Book Review: Trail of the Spellmans by Lisa Lutz- She Will Be Interviewed March 18 on KAZI
By Tim Chamberlain
The Further Adventures of a Wonderfully Dysfunctional PI and Her Entire Dysfunctional Clan
With Trail of the Spellmans, the fifth book in the Spellmans series, Lisa Lutz delivers a fast and funny mystery that should please old and new fans alike.
The new installment follows the further adventures of Isabel “Izzy” Spellman (a San Francisco private investigator) and her family who just so happen to be her co-workers. There is no limit to the plotting that goes on between the family members of Spellman Investigations, and in the fifth book Lutz is still surprising me with her novel ideas on this front–you get the feeling that she might be a bad person to cross.
One hazard of writing the fifth book in a series is presenting the back-story of returning characters: how do you introduce these characters to brand new readers without boring your returning readers to tears? Luckily, there’s enough history from the first four books that Lutz has no problem providing a brief and funny snapshot of the whole family that certainly kept me entertained as a returning reader. In fact, Lutz gives just enough detail (and a few reminders that previous documents are available) to intrigue the reader, and I imagine those being introduced to the Spellmans in this fifth book will hurry out to get the first four.

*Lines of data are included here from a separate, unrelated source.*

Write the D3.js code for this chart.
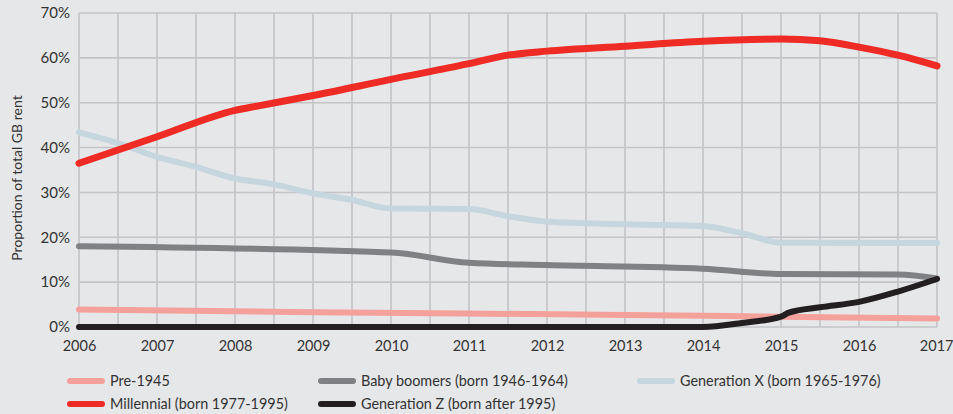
<!DOCTYPE html>
<html><head><meta charset="utf-8">
<script src="https://cdn.jsdelivr.net/npm/d3@7"></script>
<style>
html,body{margin:0;padding:0;background:#e6e7e9;}
svg{display:block;font-family:Lato,"Open Sans",sans-serif;}
</style></head>
<body><svg id="c" width="953" height="414"></svg>
<script>
const yearTicks = [2006,2007,2008,2009,2010,2011,2012,2013,2014,2015,2016,2017];
const yTicks = [0,10,20,30,40,50,60,70];
const seriesNames = ["Pre-1945","Baby boomers (born 1946-1964)","Generation X (born 1965-1976)","Millennial (born 1977-1995)","Generation Z (born after 1995)"];
const pre1945 = [[2006,3.9],[2009,3.3],[2013,2.7],[2015,2.3],[2017,1.9]];
const babyBoomers = [[2006,18.0],[2010,16.6],[2011,14.3],[2012,13.8],[2014,13.0],[2015,11.8],[2016.5,11.7],[2017,10.8]];
const genX = [[2006,43.4],[2006.5,41.0],[2007,37.9],[2007.5,35.7],[2008,33.1],[2008.5,31.8],[2009,29.8],[2009.5,28.3],[2010,26.4],[2011,26.3],[2011.5,24.7],[2012,23.5],[2013,22.9],[2014,22.5],[2014.5,20.9],[2015,18.8],[2017,18.7]];
const millennial = [[2006,36.5],[2007,42.4],[2008,48.3],[2008.3,49.3],[2009,51.6],[2010,55.2],[2011,58.7],[2011.5,60.6],[2012,61.5],[2013,62.6],[2014,63.7],[2015,64.2],[2015.5,63.8],[2016,62.4],[2016.5,60.6],[2017,58.2]];
const genZ = [[2006,0],[2014,0],[2014.5,0.9],[2015,2.3],[2015.1,3.2],[2015.5,4.4],[2016,5.6],[2016.5,7.9],[2017,10.7]];
const colors = ["#f5a19b","#808184","#c6d6df","#ee2b25","#231f20"];

const svg = d3.select("#c");
const x = d3.scaleLinear().domain([2006,2017]).range([79,937]);
const y = d3.scaleLinear().domain([0,70]).range([327,13]);
const grid = "#c3c4c7";
const font = "Lato,'Open Sans',sans-serif";

const halfYears = d3.range(2006,2017.01,0.5);
svg.append("g").selectAll("line").data(halfYears).join("line")
  .attr("x1",d=>x(d)).attr("x2",d=>x(d)).attr("y1",y(70)).attr("y2",y(0))
  .attr("stroke",grid).attr("stroke-width",1.6);
svg.append("g").selectAll("line").data(yTicks).join("line")
  .attr("x1",x(2006)).attr("x2",x(2017)).attr("y1",d=>y(d)).attr("y2",d=>y(d))
  .attr("stroke",grid).attr("stroke-width",1.6);

const yAxis = d3.axisLeft(y).tickValues(yTicks).tickFormat(d=>d+"%").tickSize(0).tickPadding(9);
const gy = svg.append("g").attr("transform",`translate(${x(2006)},0)`).call(yAxis);
gy.select(".domain").remove();
gy.selectAll("text").attr("font-size",15).attr("fill","#333").attr("font-family",font);
const xAxis = d3.axisBottom(x).tickValues(yearTicks).tickFormat(d3.format("d")).tickSize(0).tickPadding(14);
const gx = svg.append("g").attr("transform",`translate(0,${y(0)})`).call(xAxis);
gx.select(".domain").remove();
gx.selectAll("text").attr("font-size",14.5).attr("fill","#333").attr("font-family",font);
gx.selectAll("text").filter(d=>d===2017).attr("text-anchor","end").attr("dx",16);

svg.append("text").attr("transform","translate(22,178) rotate(-90)")
  .attr("text-anchor","middle").attr("font-size",14).attr("fill","#333")
  .text("Proportion of total GB rent");

const line = d3.line().x(d=>x(d[0])).y(d=>y(d[1])).curve(d3.curveMonotoneX);
const data = [pre1945,babyBoomers,genX,millennial,genZ];
const widths = [6,6,6,7,6];
svg.append("g").selectAll("path").data(data).join("path")
  .attr("d",line).attr("fill","none")
  .attr("stroke",(d,i)=>colors[i]).attr("stroke-width",(d,i)=>widths[i])
  .attr("stroke-linecap","round").attr("stroke-linejoin","round");

const legendPos = [[67,381],[318,381],[637,381],[67,404],[318,404]];
const lg = svg.append("g").selectAll("g").data(seriesNames).join("g")
  .attr("transform",(d,i)=>`translate(${legendPos[i][0]},${legendPos[i][1]})`);
lg.append("line").attr("x1",3).attr("x2",35).attr("y1",0).attr("y2",0)
  .attr("stroke",(d,i)=>colors[i]).attr("stroke-width",6).attr("stroke-linecap","round");
lg.append("text").attr("x",43).attr("y",0).attr("dy","0.35em")
  .attr("font-size",14.4).attr("fill","#333").text(d=>d);
</script></body></html>
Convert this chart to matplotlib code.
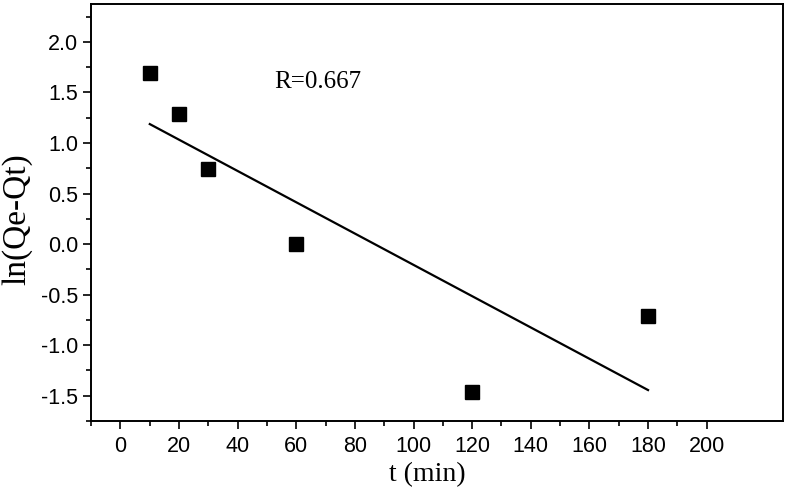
import numpy as np
import matplotlib.pyplot as plt

# data
t_min = [10, 20, 30, 60, 120, 180]
ln_qe_qt = [1.69, 1.29, 0.74, 0.0, -1.46, -0.71]
r_text = "R=0.667"
x_ticks = [0, 20, 40, 60, 80, 100, 120, 140, 160, 180, 200]
y_ticks = [-1.5, -1.0, -0.5, 0.0, 0.5, 1.0, 1.5, 2.0]

fig = plt.figure(figsize=(7.86, 4.93), dpi=100)
ax = fig.add_axes([0.116, 0.146, 0.88, 0.846])

# linear fit through the points
slope, intercept = np.polyfit(t_min, ln_qe_qt, 1)
xs = np.array([min(t_min), max(t_min)])
ax.plot(xs, slope * xs + intercept, color='black', lw=1.6)
ax.plot(t_min, ln_qe_qt, 's', color='black', markersize=9.5)

ax.text(52.5, 1.6, r_text, family='Liberation Serif', fontsize=18, va='center')

ax.set_xlim(-10, 226)
ax.set_ylim(-1.75, 2.375)
ax.set_xticks(x_ticks)
ax.set_xticks(np.arange(-10, 201, 10), minor=True)
ax.set_yticks(y_ticks)
ax.set_yticks(np.arange(-1.75, 2.3, 0.25), minor=True)
ax.set_yticklabels(['%.1f' % v for v in y_ticks])

for s in ax.spines.values():
    s.set_linewidth(1.4)
ax.tick_params(which='major', direction='out', length=6, width=1.2, labelsize=15.5)
ax.tick_params(axis='x', which='major', pad=5)
ax.tick_params(which='minor', direction='out', length=3.5, width=1.2)
for lab in ax.get_xticklabels() + ax.get_yticklabels():
    lab.set_family('Liberation Sans')

ax.set_xlabel('t (min)', family='Liberation Serif', fontsize=20)
ax.set_ylabel('ln(Qe-Qt)', family='Liberation Serif', fontsize=24)
ax.xaxis.set_label_coords(0.486, -0.098)
ax.yaxis.set_label_coords(-0.085, 0.484)

fig.savefig('out.png', dpi=100)
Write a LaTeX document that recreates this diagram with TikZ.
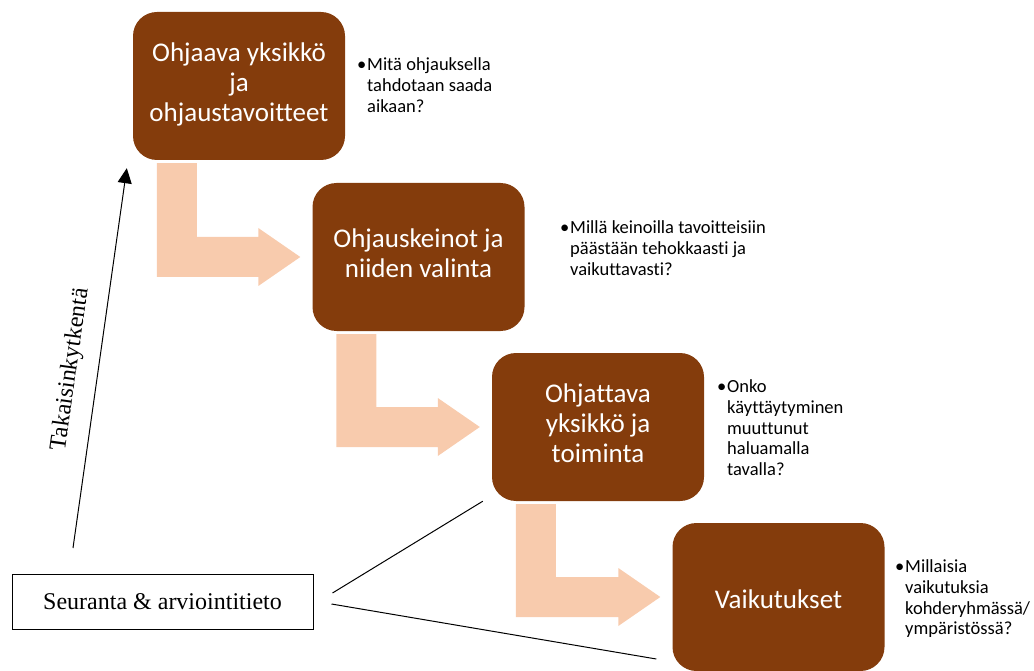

While the Trail of the Spellmans is essentially a mystery, it distinguishes itself from much of the genre by replacing blood with dry humor and some surprisingly poignant scenes–there are moments with Izzy’s boyfriend and her Grammy (a priceless addition to the Spellman universe) that I’m amazed ring so true in a book this funny. Also, the fact that the novels are set up as “documents” written by Isabel allows Lutz to break down the fourth wall a bit with hilarious results. Lutz has written Isabel as someone that’s not quite right, knows it, and has a sense of humor about it.
Demetrius Merriweather (otherwise known as D) is a semi-new character, as he was introduced in the fourth book (The Spellmans Strike Again) as a wrongfully incarcerated man that Isabel and her sister eventually help to free. Now he is working for the Spellmans, and the ex-con is, somewhat unsurprisingly, the most hardworking and normal of any of them. His presence gives Lutz the option to diffuse some situations that otherwise would almost have to blow up before D’s arrival, and it definitely changes the dynamic of the house.
Despite D’s presence inter-family sabotage continues apace with the previous novels, actually upping the ante a bit with some child-rearing experimentation/treachery between some non-Izzy family members. While “child-rearing experimentation” may not sound very funny, Lutz somehow managed to make this bit the funniest part of of the book. There are a few pages from a fictitious children’s book included that are especially amazing–not only because they are hilarious, but because they give some important insight into some Spellman family history.
As always, lovers of footnote humor will not be disappointed with a Spellmans book, and I think Lutz actually coined a footnote joke on page 79. This is a thoroughly modern book, complete with text message conversations, thumb drives and terrorism jokes (really, they’re quite funny and honestly inoffensive). However, the bottom line is that Isabel’s comfortably steady knack for questionable decisions is still wildly entertaining. After all, would you really want a mystery heroine with a perfect love life and no penchant for hidden scotch?